WORK TO DO —
Output every line exactly as written. Leave out pictures.

[START INFORMATION SUPPLIED]

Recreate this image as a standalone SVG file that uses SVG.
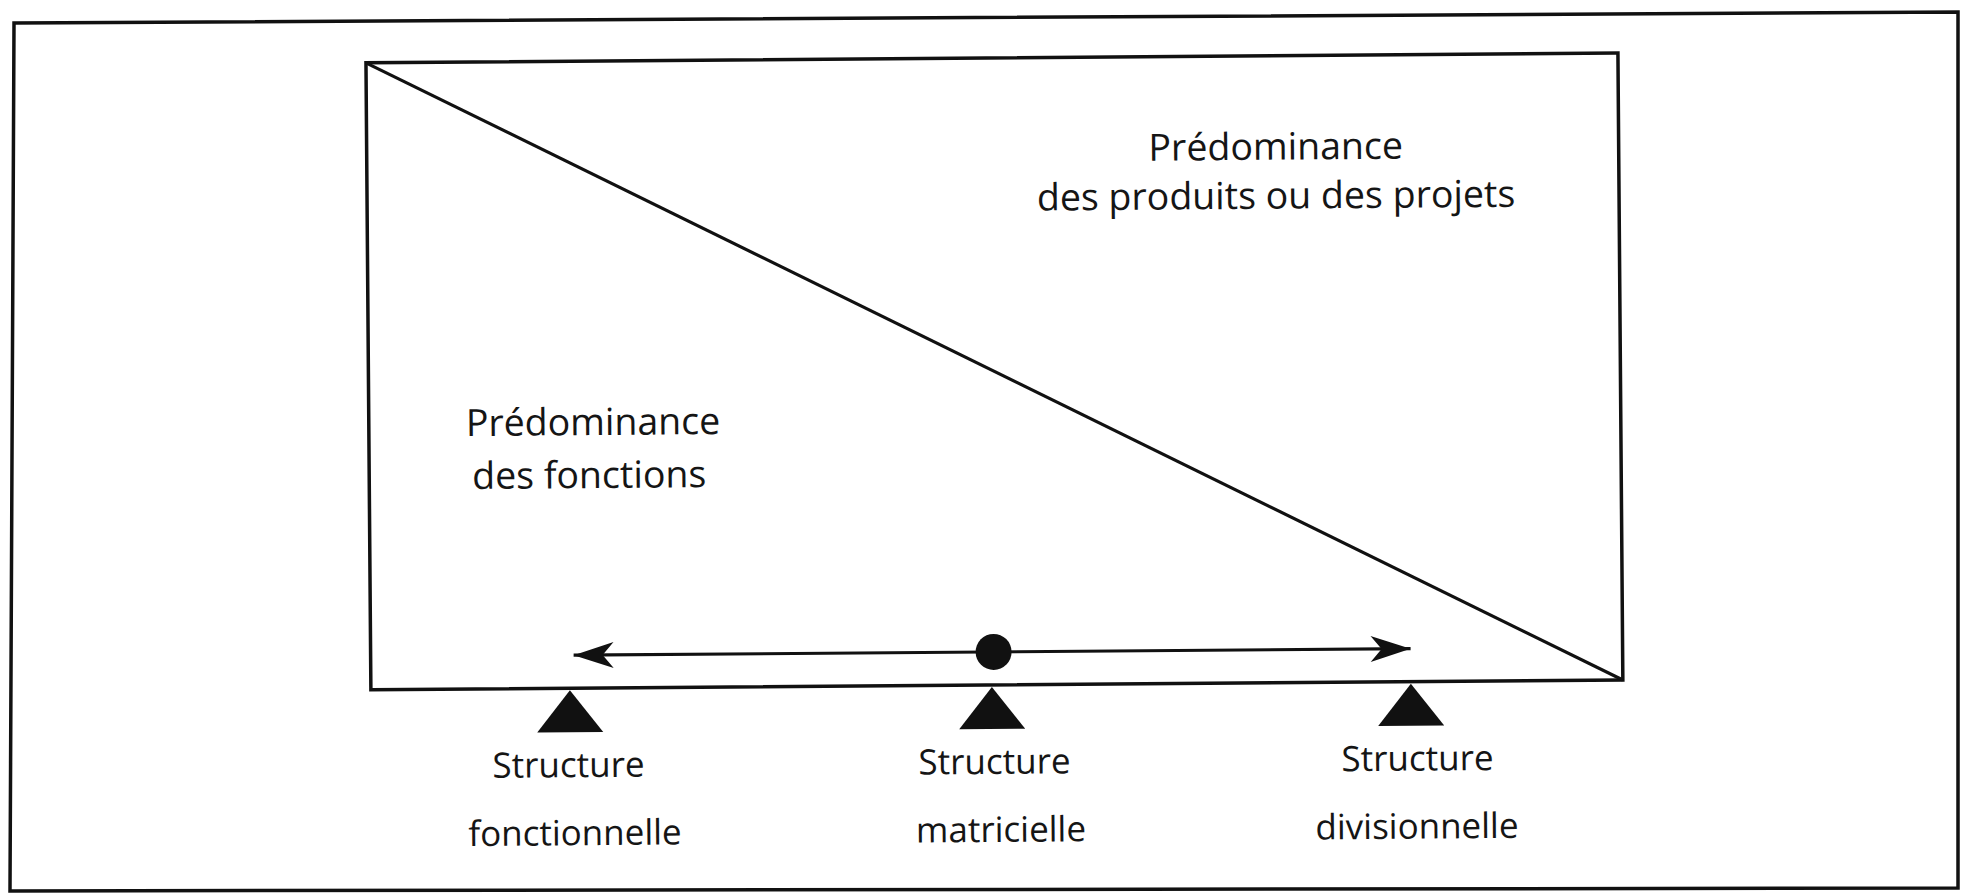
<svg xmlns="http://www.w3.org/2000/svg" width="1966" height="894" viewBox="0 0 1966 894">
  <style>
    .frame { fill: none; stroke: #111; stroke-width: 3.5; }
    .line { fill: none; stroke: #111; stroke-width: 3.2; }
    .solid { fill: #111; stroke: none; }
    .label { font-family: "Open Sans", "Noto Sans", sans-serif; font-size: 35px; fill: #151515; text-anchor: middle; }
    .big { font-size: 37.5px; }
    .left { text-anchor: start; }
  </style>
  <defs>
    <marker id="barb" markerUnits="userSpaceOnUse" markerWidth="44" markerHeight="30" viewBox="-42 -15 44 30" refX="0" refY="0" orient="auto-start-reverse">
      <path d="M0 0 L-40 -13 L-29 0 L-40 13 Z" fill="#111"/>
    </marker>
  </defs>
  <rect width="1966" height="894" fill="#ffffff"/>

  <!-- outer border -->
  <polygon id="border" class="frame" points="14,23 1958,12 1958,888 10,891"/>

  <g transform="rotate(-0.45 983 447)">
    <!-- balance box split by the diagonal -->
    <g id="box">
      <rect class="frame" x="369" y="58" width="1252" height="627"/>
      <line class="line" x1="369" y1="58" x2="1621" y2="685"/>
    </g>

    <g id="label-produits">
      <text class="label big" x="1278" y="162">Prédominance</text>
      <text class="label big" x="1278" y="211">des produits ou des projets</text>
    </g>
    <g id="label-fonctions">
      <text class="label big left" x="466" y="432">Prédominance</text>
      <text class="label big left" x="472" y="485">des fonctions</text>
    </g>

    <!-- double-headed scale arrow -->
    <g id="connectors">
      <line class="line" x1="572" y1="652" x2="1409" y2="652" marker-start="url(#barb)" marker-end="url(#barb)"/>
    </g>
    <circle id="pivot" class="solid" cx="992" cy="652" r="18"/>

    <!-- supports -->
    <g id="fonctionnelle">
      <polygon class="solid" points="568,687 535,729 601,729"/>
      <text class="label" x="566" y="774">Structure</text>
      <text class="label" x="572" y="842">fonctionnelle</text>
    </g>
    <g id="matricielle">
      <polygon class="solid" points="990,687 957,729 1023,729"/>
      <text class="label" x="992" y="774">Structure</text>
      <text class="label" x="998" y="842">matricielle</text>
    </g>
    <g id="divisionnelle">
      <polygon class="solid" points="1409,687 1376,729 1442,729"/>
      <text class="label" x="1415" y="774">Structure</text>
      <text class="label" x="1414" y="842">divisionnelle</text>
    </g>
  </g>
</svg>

[END INFORMATION SUPPLIED]

REPLY TO THE TASK —
Recreate this image as a standalone SVG file that uses SVG.
<svg xmlns="http://www.w3.org/2000/svg" width="1966" height="894" viewBox="0 0 1966 894">
  <style>
    .frame { fill: none; stroke: #111; stroke-width: 3.5; }
    .line { fill: none; stroke: #111; stroke-width: 3.2; }
    .solid { fill: #111; stroke: none; }
    .label { font-family: "Open Sans", "Noto Sans", sans-serif; font-size: 35px; fill: #151515; text-anchor: middle; }
    .big { font-size: 37.5px; }
    .left { text-anchor: start; }
  </style>
  <defs>
    <marker id="barb" markerUnits="userSpaceOnUse" markerWidth="44" markerHeight="30" viewBox="-42 -15 44 30" refX="0" refY="0" orient="auto-start-reverse">
      <path d="M0 0 L-40 -13 L-29 0 L-40 13 Z" fill="#111"/>
    </marker>
  </defs>
  <rect width="1966" height="894" fill="#ffffff"/>

  <!-- outer border -->
  <polygon id="border" class="frame" points="14,23 1958,12 1958,888 10,891"/>

  <g transform="rotate(-0.45 983 447)">
    <!-- balance box split by the diagonal -->
    <g id="box">
      <rect class="frame" x="369" y="58" width="1252" height="627"/>
      <line class="line" x1="369" y1="58" x2="1621" y2="685"/>
    </g>

    <g id="label-produits">
      <text class="label big" x="1278" y="162">Prédominance</text>
      <text class="label big" x="1278" y="211">des produits ou des projets</text>
    </g>
    <g id="label-fonctions">
      <text class="label big left" x="466" y="432">Prédominance</text>
      <text class="label big left" x="472" y="485">des fonctions</text>
    </g>

    <!-- double-headed scale arrow -->
    <g id="connectors">
      <line class="line" x1="572" y1="652" x2="1409" y2="652" marker-start="url(#barb)" marker-end="url(#barb)"/>
    </g>
    <circle id="pivot" class="solid" cx="992" cy="652" r="18"/>

    <!-- supports -->
    <g id="fonctionnelle">
      <polygon class="solid" points="568,687 535,729 601,729"/>
      <text class="label" x="566" y="774">Structure</text>
      <text class="label" x="572" y="842">fonctionnelle</text>
    </g>
    <g id="matricielle">
      <polygon class="solid" points="990,687 957,729 1023,729"/>
      <text class="label" x="992" y="774">Structure</text>
      <text class="label" x="998" y="842">matricielle</text>
    </g>
    <g id="divisionnelle">
      <polygon class="solid" points="1409,687 1376,729 1442,729"/>
      <text class="label" x="1415" y="774">Structure</text>
      <text class="label" x="1414" y="842">divisionnelle</text>
    </g>
  </g>
</svg>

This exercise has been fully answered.